The original plan for the line foresaw 9 million people living in the completed city (Render courtesy of Neom)
Saudi Arabia’s sovereign wealth fund has asked consultants to review the feasibility of its “The Line” gigaproject, Bloomberg reported on Monday.

The Public Investment Fund has asked unnamed firms to look at whether the 170km-long linear city on its Red Sea coast can realistically be built.

The project is the largest element of the kingdom’s Neom scheme to develop its northern Red Sea coast region. The programme is one of the main elements of the Vision 2030 plan to move away from the country’s dependence on oil.

A Neom spokesperson told Bloomberg that the review was “typical with large-scale, multi-year projects”.

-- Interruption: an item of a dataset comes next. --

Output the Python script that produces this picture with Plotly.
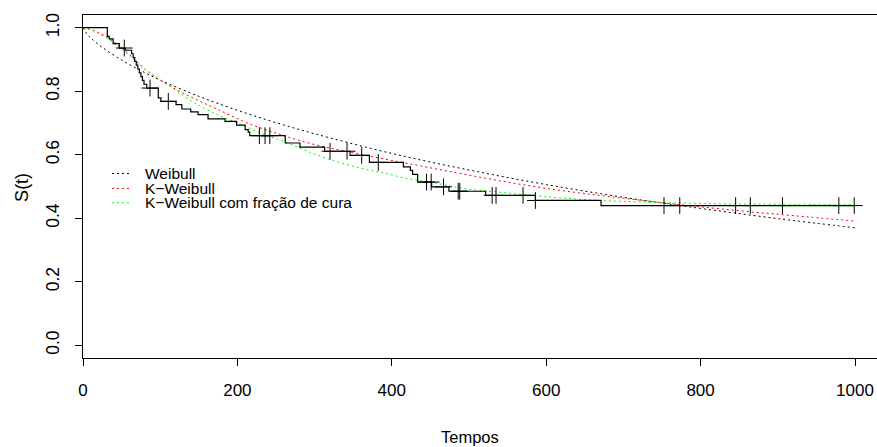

They added that the scheme remained “a strategic priority” and said Neom was “focused on maintaining operational continuity, improving efficiencies and accelerating progress to match the overall vision and objectives of the project”.

The move follows an announcement from Aiman al-Mudaifer, the project’s acting chief executive, in April that the city would be subjected to a “comprehensive review”. Sources told the Financial Times that the analysis was “taking place in an environment of limited resources … Some things were done that need to be looked at again”.

It also follows last year’s reports that loosened the schedule for the Line, which has been roughly priced at $500bn. The initial target was that 1.5 million people would live there by 2030. This was superseded by the goal of 300,000 residents living in a 2.4km-long city by that date.

Some commentators have questioned whether a linear city was even workable as a concept. The idea was to create a net-zero settlement without cars, but to allow all residents to walk five minutes to their work and leisure destinations. Services would be located below ground, including a fast rail service that would shuttle from one end to the other in 20 minutes.

In 2023, Rafael Prieto-Curiel of the Complexity Science Hub in Vienna told GCR: “A line is the least efficient possible shape of a city. There’s a reason why humanity has 50,000 cities, and all of them are somehow round.”

The Middle East Eye website suggests another factor in the kingdom’s calculations may be the falling price of oil, which accounts for 61% percent of revenue. Brent crude, the international benchmark for Saudi Arabia’s type of oil, has been trading for under $70 a barrel for most of this year.

The site attributes this to economic rivalries within the Opec-plus bloc of oil producing countries that led to a surge of production in April.

At that time, the Goldman Sachs investment bank produced a note saying Saudi Arabia faced “pretty significant” budget deficits and more scaling back of megaprojects.